* [RECORD EXTRACTS]

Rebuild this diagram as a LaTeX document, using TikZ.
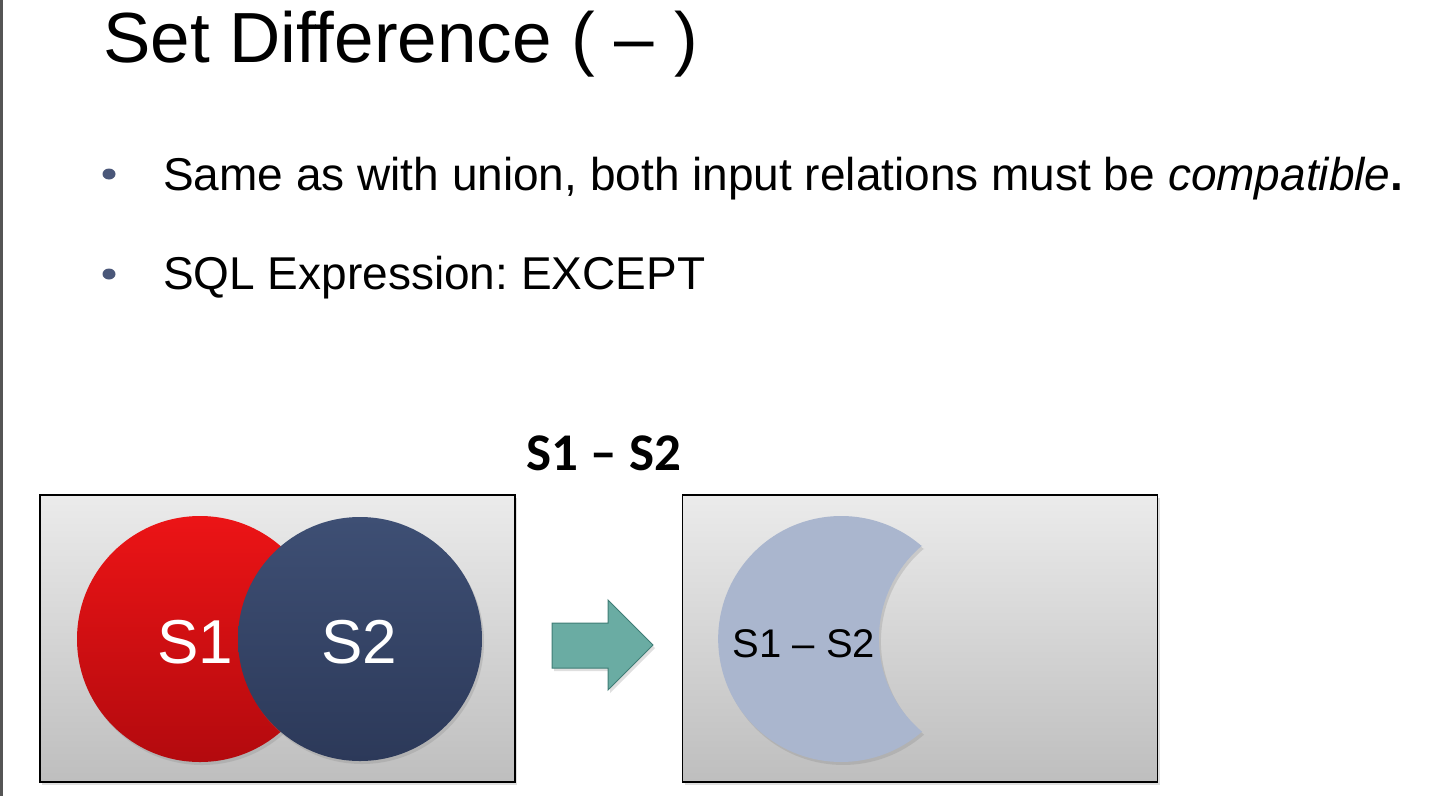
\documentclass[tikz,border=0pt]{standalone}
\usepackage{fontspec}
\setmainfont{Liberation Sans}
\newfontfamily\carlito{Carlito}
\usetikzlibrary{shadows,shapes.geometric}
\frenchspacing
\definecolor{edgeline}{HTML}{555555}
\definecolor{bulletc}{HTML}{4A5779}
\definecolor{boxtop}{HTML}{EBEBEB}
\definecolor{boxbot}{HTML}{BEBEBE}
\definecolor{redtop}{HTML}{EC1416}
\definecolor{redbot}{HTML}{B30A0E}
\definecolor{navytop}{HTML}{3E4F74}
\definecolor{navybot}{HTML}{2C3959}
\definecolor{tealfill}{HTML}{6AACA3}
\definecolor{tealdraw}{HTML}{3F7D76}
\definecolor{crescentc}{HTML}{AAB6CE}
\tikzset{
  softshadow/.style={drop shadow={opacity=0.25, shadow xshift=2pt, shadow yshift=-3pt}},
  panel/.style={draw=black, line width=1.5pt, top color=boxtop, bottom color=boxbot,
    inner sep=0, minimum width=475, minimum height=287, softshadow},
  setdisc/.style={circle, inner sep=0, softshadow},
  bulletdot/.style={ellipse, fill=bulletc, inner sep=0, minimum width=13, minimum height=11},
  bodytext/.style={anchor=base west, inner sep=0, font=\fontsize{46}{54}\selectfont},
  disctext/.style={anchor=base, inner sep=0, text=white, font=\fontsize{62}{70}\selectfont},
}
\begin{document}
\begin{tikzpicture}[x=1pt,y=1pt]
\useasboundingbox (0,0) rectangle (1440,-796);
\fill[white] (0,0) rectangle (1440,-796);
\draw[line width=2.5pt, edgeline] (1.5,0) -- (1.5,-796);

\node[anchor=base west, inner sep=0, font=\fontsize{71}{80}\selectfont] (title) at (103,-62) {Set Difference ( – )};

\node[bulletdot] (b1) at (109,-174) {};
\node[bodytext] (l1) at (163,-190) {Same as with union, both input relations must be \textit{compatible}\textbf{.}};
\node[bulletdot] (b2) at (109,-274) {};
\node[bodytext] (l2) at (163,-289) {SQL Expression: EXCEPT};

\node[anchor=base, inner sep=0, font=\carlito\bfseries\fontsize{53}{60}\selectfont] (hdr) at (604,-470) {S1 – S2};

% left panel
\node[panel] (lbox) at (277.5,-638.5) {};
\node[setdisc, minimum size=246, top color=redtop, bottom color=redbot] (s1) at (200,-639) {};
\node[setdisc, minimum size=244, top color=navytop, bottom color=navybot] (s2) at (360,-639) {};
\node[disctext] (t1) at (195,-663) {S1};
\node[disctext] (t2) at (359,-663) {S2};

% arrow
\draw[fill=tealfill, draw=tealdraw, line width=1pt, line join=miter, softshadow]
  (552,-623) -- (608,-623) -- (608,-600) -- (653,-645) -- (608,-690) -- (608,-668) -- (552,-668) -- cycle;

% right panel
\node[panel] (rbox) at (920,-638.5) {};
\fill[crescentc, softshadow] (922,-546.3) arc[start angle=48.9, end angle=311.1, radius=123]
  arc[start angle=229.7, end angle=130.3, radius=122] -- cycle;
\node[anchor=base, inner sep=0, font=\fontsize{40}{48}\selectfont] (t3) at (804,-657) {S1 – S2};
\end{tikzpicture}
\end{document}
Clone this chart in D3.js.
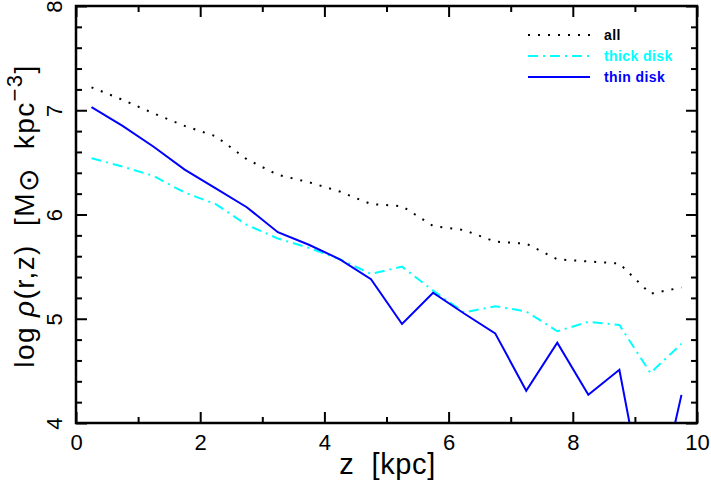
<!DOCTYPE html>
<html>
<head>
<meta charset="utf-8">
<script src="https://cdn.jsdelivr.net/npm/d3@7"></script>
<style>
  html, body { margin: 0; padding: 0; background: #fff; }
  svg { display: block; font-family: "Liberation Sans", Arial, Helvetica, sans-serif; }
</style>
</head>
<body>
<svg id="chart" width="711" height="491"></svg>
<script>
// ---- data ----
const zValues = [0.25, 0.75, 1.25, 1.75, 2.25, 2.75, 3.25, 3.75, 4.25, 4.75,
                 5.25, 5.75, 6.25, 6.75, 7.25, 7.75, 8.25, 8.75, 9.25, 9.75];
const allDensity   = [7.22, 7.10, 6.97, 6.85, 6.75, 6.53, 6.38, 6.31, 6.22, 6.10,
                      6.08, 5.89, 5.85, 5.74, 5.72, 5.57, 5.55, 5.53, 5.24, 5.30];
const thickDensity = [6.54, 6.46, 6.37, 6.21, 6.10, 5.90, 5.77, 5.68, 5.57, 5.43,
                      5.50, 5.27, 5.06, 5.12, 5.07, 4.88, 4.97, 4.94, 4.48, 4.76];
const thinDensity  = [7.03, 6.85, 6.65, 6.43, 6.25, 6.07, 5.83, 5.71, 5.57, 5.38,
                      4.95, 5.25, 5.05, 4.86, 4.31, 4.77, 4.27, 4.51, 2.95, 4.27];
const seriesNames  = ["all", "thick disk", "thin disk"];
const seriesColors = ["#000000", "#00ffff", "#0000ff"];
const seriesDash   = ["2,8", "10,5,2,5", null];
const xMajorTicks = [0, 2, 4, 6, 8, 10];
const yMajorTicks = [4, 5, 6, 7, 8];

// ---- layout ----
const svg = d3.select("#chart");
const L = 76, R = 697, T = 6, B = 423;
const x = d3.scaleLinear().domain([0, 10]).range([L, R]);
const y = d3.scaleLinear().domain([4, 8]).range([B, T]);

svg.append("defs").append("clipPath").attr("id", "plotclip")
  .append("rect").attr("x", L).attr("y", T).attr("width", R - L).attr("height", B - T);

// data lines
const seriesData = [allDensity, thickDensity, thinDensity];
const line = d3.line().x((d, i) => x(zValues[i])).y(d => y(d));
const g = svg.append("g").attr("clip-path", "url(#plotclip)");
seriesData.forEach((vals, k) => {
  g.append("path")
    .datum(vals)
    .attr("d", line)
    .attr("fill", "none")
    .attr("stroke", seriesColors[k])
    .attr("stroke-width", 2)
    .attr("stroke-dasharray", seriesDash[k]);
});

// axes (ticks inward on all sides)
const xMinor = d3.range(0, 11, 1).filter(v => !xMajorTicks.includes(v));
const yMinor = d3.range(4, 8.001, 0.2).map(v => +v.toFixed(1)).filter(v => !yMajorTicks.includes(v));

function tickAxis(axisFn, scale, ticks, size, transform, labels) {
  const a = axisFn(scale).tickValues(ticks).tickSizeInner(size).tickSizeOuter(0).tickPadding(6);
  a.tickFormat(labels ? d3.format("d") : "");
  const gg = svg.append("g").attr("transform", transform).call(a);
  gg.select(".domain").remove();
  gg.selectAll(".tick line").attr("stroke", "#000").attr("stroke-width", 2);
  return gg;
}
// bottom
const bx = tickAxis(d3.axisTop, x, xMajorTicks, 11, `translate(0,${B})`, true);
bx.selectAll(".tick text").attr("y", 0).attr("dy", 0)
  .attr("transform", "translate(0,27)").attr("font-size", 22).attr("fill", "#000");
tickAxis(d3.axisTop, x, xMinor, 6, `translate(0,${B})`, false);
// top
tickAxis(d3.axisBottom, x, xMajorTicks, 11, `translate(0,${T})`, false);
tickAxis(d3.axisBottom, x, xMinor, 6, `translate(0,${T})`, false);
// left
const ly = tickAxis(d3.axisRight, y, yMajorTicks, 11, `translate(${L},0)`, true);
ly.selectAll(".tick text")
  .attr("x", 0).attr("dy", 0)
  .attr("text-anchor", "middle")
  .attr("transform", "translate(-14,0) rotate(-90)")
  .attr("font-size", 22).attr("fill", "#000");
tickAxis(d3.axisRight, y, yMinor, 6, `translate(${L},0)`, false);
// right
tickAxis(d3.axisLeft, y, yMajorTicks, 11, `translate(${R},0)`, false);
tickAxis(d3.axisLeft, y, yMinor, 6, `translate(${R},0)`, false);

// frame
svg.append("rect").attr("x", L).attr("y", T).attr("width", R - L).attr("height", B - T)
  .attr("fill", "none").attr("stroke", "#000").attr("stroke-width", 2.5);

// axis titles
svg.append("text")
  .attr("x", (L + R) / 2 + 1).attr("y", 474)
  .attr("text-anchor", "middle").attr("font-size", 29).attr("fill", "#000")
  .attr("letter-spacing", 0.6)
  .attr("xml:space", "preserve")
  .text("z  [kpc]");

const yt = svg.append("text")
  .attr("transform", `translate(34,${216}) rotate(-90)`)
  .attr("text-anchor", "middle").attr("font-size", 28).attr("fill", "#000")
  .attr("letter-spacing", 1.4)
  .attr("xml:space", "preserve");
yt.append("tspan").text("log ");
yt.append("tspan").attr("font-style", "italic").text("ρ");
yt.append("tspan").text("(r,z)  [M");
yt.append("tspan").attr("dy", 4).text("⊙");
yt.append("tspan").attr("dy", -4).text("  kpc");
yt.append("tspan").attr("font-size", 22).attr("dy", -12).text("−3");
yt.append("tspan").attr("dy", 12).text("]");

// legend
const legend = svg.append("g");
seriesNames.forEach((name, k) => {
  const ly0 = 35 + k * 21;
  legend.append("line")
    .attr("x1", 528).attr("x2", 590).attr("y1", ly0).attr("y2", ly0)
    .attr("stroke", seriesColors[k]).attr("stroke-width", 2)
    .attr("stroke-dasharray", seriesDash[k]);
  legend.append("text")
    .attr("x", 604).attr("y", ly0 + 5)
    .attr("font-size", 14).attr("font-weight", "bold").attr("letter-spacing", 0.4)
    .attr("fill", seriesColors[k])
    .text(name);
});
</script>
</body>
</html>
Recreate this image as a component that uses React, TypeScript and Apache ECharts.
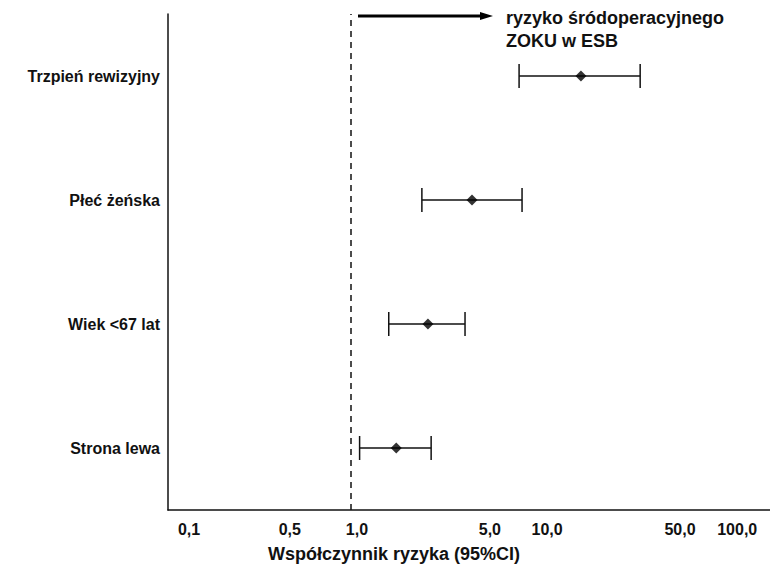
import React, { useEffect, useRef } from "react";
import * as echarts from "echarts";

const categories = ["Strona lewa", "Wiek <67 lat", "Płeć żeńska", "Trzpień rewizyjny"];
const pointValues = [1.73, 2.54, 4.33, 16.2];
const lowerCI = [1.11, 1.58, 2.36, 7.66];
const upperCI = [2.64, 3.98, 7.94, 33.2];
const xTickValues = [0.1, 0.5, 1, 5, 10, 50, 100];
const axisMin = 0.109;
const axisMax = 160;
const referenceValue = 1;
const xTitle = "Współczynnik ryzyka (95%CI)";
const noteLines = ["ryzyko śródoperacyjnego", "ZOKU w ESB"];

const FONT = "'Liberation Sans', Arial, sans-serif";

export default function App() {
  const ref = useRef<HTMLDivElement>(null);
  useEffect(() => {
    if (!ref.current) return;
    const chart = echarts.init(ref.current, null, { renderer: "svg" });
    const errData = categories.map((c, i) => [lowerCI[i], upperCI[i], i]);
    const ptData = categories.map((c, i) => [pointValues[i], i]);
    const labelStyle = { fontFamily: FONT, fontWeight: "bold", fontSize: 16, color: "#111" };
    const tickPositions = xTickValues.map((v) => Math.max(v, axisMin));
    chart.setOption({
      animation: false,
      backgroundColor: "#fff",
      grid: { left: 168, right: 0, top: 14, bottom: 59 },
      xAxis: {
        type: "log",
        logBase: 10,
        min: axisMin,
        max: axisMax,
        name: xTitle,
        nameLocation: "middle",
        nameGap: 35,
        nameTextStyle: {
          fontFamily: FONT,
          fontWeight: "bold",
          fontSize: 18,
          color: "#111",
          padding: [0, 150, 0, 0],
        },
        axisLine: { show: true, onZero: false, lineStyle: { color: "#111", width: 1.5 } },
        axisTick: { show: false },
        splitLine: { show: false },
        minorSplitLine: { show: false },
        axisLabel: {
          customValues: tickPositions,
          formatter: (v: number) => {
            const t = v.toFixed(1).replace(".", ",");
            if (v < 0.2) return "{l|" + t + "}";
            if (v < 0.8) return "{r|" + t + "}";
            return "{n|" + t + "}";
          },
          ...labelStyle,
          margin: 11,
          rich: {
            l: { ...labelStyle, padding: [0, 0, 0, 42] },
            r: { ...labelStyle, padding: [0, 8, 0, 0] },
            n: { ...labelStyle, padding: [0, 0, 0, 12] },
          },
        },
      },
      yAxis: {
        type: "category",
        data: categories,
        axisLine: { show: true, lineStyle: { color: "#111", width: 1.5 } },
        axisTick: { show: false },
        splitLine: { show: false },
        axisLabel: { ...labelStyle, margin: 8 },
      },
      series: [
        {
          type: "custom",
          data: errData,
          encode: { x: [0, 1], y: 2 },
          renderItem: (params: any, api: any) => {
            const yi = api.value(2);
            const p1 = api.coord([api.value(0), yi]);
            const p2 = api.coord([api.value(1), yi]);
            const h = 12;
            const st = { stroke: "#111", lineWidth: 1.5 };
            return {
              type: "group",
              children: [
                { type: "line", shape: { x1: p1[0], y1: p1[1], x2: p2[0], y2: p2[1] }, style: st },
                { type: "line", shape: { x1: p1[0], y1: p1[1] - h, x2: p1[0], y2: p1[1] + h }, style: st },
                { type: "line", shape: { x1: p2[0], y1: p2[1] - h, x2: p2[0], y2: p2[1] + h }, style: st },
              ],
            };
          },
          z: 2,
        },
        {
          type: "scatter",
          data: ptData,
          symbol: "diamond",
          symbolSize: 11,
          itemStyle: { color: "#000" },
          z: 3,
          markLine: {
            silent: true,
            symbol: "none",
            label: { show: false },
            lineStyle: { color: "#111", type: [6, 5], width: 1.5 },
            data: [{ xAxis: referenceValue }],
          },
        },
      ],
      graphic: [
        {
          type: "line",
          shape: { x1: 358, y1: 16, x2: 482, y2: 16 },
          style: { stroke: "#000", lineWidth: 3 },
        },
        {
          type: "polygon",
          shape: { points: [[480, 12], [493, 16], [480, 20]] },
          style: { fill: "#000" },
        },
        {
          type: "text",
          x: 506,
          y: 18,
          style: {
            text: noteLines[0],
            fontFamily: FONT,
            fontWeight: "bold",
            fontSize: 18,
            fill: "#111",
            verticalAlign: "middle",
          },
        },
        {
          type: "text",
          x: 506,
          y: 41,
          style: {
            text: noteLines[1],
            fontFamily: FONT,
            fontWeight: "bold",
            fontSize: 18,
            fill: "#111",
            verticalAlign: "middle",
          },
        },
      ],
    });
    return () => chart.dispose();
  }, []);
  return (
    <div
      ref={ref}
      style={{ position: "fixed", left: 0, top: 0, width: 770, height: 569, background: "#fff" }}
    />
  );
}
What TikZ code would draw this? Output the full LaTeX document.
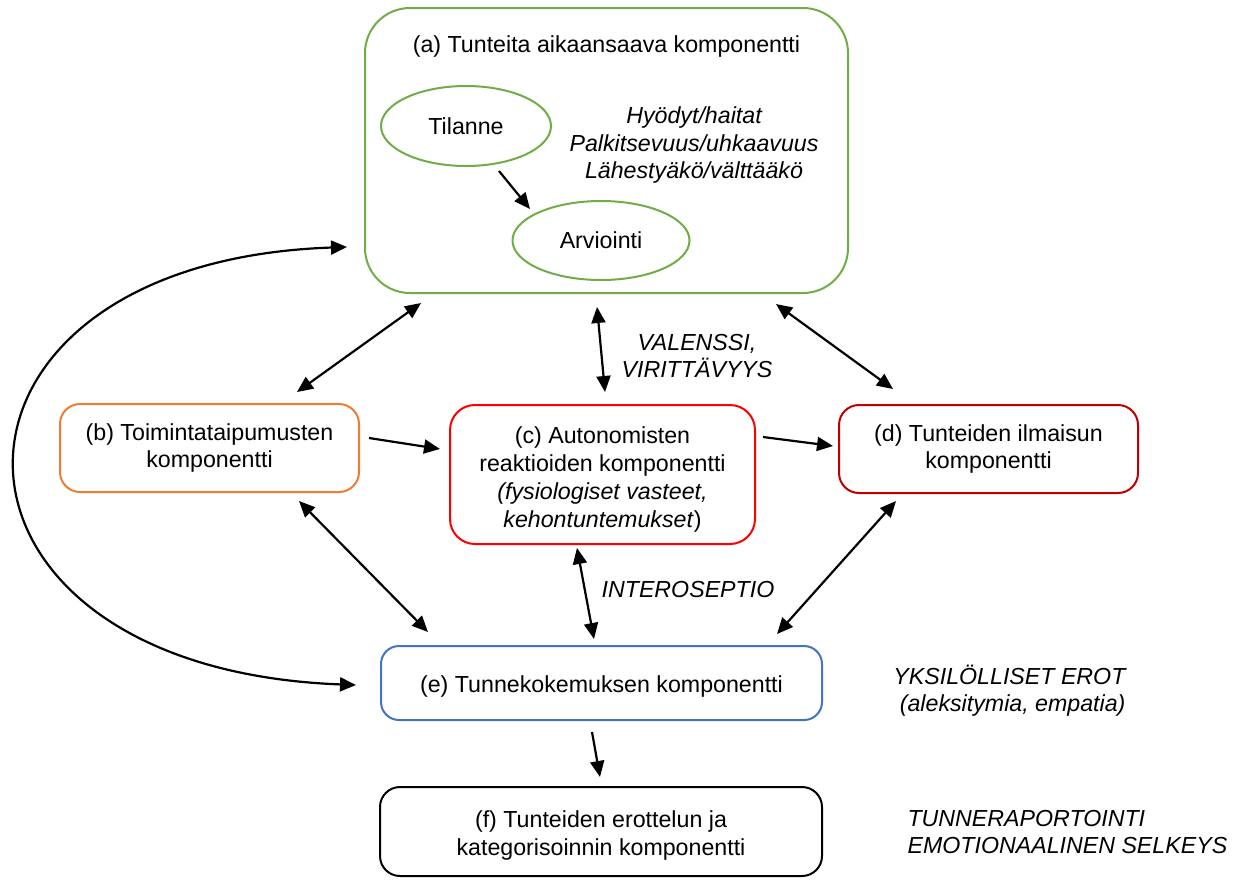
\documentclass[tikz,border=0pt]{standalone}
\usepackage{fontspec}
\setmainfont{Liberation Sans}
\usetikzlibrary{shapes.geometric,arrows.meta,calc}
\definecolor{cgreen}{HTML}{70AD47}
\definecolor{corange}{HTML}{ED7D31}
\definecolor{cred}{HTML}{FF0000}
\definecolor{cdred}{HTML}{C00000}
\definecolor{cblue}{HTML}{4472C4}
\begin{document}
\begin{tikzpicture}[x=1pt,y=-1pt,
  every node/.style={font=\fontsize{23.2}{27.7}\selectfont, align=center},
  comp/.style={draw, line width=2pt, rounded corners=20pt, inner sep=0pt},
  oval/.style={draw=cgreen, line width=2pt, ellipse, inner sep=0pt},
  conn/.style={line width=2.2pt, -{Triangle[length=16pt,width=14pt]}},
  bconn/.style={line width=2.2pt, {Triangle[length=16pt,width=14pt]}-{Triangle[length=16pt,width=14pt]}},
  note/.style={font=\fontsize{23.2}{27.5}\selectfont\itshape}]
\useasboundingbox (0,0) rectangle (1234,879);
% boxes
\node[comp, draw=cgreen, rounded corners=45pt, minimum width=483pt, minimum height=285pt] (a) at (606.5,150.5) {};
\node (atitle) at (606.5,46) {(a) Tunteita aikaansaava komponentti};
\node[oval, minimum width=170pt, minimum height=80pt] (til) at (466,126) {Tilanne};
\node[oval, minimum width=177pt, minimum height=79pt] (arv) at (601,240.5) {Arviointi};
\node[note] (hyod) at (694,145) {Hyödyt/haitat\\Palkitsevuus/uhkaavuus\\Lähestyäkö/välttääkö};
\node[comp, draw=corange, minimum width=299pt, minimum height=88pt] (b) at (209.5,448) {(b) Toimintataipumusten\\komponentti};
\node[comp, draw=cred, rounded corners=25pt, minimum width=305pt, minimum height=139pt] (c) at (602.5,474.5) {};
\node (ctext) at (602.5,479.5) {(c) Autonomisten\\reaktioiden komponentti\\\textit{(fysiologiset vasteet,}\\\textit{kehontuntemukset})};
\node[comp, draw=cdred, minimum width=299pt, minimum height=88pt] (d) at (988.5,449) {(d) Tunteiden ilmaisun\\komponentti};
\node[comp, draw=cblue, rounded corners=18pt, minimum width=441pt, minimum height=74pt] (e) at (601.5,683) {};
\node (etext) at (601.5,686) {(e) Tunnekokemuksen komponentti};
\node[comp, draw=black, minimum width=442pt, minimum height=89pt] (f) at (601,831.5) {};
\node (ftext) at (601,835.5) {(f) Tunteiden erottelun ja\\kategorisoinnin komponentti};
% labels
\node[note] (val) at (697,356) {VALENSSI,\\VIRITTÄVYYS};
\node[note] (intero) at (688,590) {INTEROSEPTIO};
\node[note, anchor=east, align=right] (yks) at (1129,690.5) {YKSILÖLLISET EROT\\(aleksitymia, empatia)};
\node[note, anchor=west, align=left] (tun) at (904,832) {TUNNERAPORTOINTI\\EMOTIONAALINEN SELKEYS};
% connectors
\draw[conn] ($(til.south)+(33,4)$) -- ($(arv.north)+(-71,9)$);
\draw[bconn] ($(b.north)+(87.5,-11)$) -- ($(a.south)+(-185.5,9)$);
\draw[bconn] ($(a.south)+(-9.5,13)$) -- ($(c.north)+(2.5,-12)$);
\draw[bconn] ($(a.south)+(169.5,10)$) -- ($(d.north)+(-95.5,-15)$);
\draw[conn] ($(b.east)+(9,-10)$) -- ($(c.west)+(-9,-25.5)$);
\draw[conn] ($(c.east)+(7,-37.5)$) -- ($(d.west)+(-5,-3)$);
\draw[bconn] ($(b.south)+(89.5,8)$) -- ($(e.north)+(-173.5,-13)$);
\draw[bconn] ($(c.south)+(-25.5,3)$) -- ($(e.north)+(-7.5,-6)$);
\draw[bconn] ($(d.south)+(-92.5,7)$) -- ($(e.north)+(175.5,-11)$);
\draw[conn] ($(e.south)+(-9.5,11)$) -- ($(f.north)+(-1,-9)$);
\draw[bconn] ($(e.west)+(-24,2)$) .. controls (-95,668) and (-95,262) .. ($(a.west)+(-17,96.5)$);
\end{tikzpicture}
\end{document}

* [THE PROBLEM] Copy exactly the part of the material above that opens with the line containing "Recreate this image" and closes with the line containing "import * as", ends included. Drop the images.

* [TASK ANSWER]
Recreate this image as a component that uses React, TypeScript and Apache ECharts.
import React, { useEffect, useRef } from "react";
import * as echarts from "echarts";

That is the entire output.